"Save scumming"—the practice of quickly reloading saves after an undesired result in a video game—brings out some really weird opinions on Al Gore's internet. Yes, it's usually not how a game is "intended" to be played, but it's a feature that only exists in single-player games where players are free to dictate how they spend their time without hurting anyone else. It literally doesn't hurt anyone why do people have such weird opinions about it we don't need to have a hot take on everything oh my god.
But! Maybe I'm looking at this problem the wrong way. Maybe people have weird opinions about save scumming because save scumming is itself "weird." Players are used to "game over" screens or fail states that dump them back at the last checkpoint, but according to Mimimi Games head of design Moritz Wagner, plenty of players—players who even rely on save scumming in games—tend to think of it as "cheating." "They feel like they're doing something that's not intended by the game, because that's how it often is games," he said, noting that players may feel "cheap" even while willingly mashing the quicksave and quickload buttons.

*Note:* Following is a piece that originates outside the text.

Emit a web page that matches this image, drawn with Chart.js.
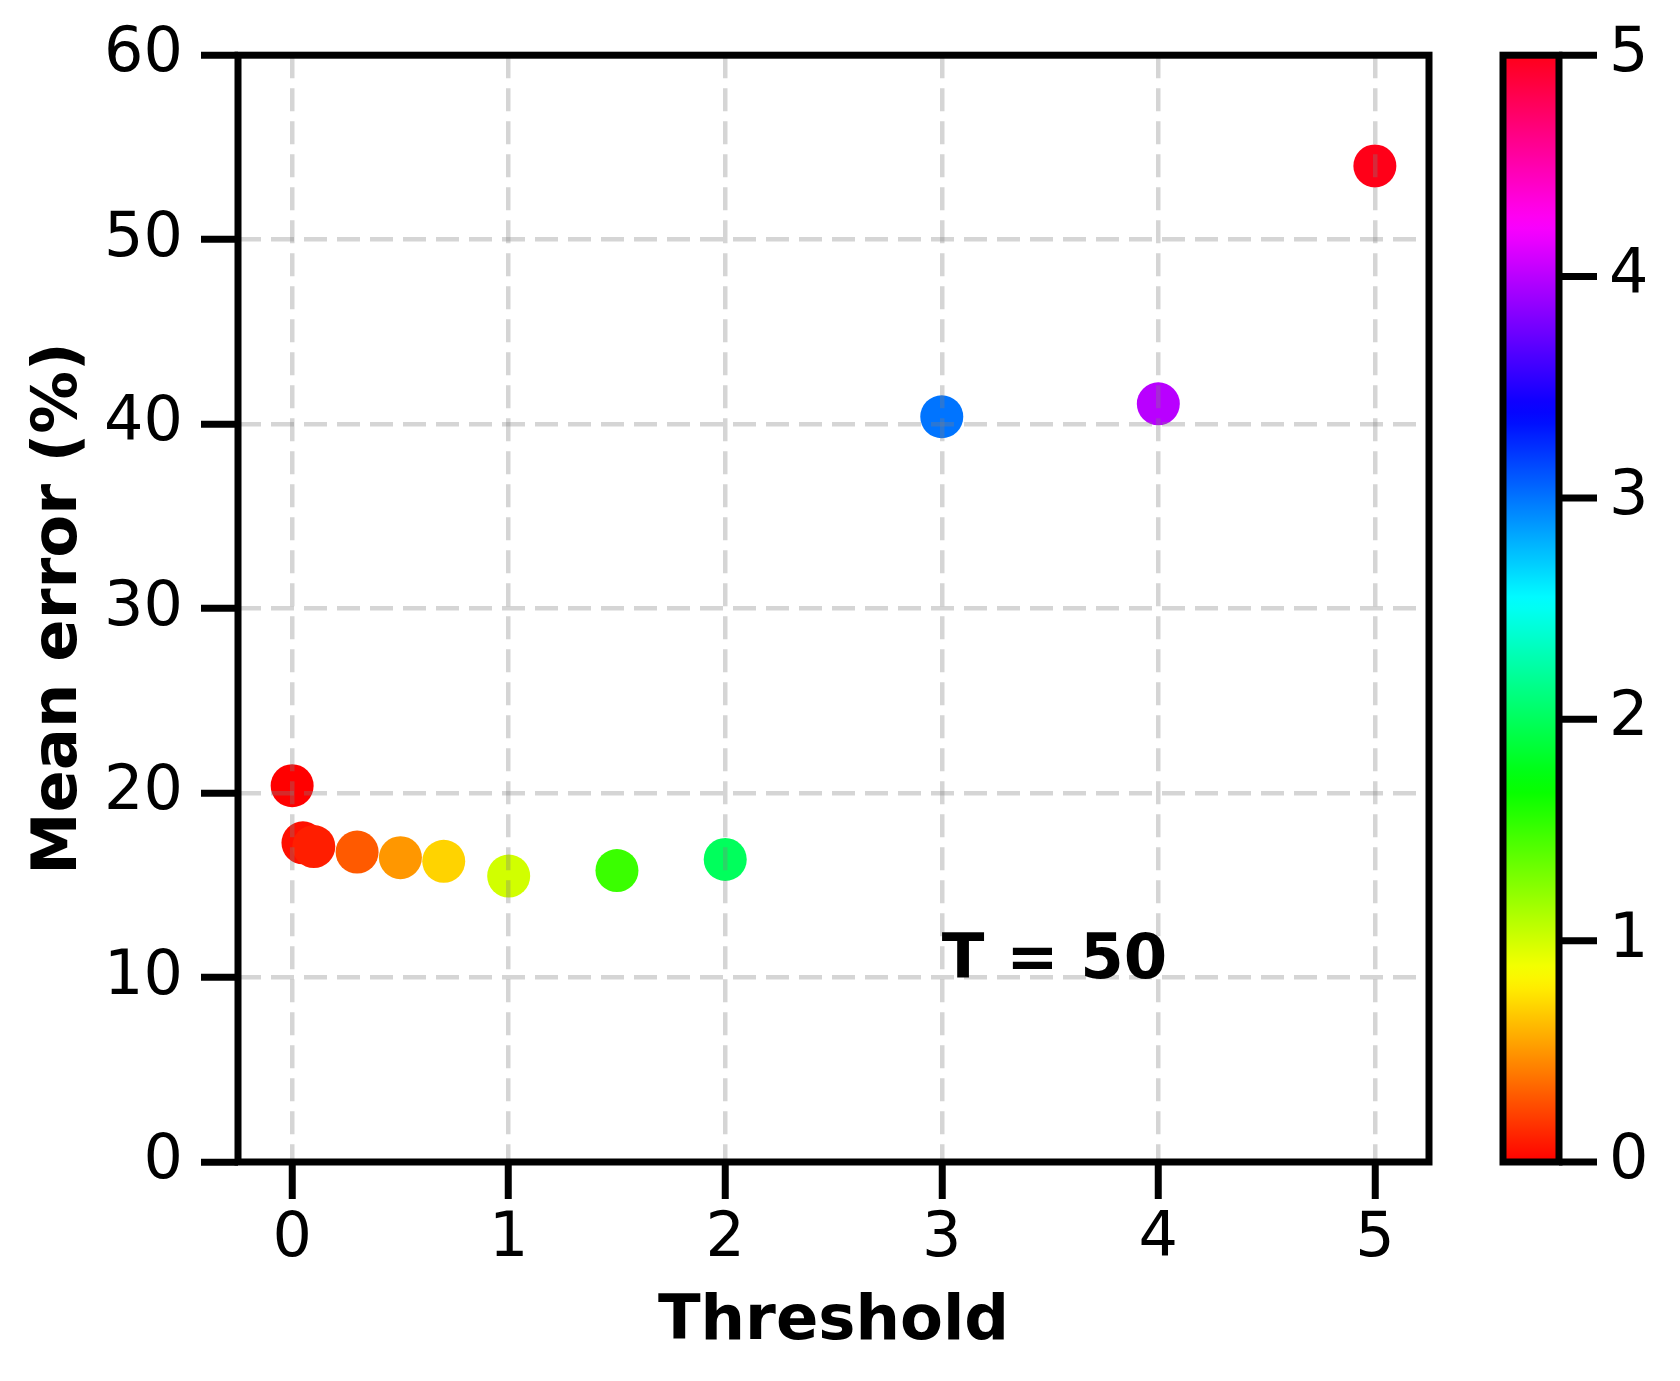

Wagner's speaking from experience. He's been with Mimimi Games his entire professional career and was there when the studio broke big with 2016's Shadow Tactics: Blades of the Shogun. The stealth-strategy smash hit took inspiration from the classic Commandos series, and from the beginning, Mimimi wanted players to feel as free to experiment as possible. Save-scumming was meant to be an "integral part of the game," he said. He remembered bombarding people with tutorials to try and make the act of quicksaving and quickloading feel as natural as possible—but try as they might, it didn't always stick.